Il nous revient aujourd’hui avec ce film consacré à un des plus grands drames de la Seconde Guerre Mondiale. Le film, réalisé en 2004, vient enfin de trouver un distributeur en France.
Dans la forêt russe de Katyn, près de Smolensk, 11 000 officiers polonais, qui représentaient l’élite de la nation, médecins, ingénieurs, universitaires, ont été froidement assassinés les uns après les autres, sur ordre de Staline, en avril 1940. Parmi eux se trouvait le père du cinéaste. À cette tragédie de l’histoire polonaise s’ajoutent à vrai dire deux autres drames : auparavant, ces officiers avaient été emprisonnés par l’armée soviétique dès septembre 1939, coup de poignard dans le dos à l’occasion de l’envahissement de la Pologne par les nazis. Ensuite, alors que les charniers avaient été découverts par l’armée allemande en 1941, la propagande soviétique a réussi à imposer à la Pologne et au monde entier que les nazis étaient les responsables des massacres de Katyn, « vérité » officielle jusqu’en 1990, date où Gorbatchev fait connaître la vérité historique. Aujourd’hui encore, Katyn reste un mot tabou dans beaucoup de pays de l’Est.

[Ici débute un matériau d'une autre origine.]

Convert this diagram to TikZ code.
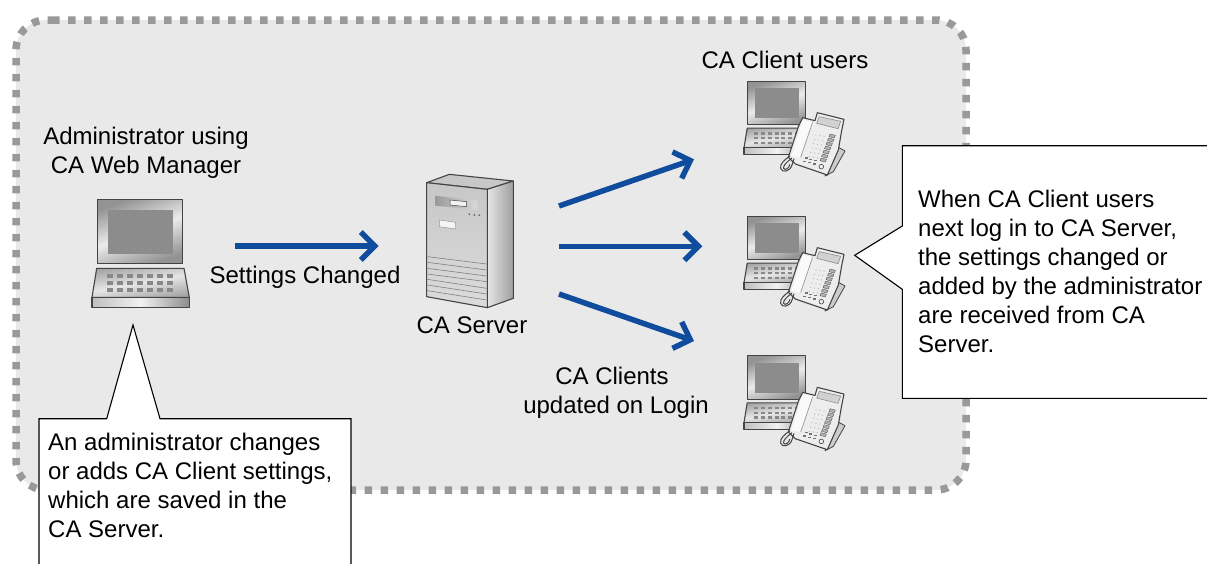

Wajda nous présente les événements historiques, de septembre 1939 jusqu’aux années de la domination soviétique en Pologne, à travers trois familles d’officiers emprisonnés puis disparus.
Des portraits de femmes courageuses, un récit poignant : ce film, en même temps qu’un bouleversant récit d’histoire, offre une belle leçon d’humanité.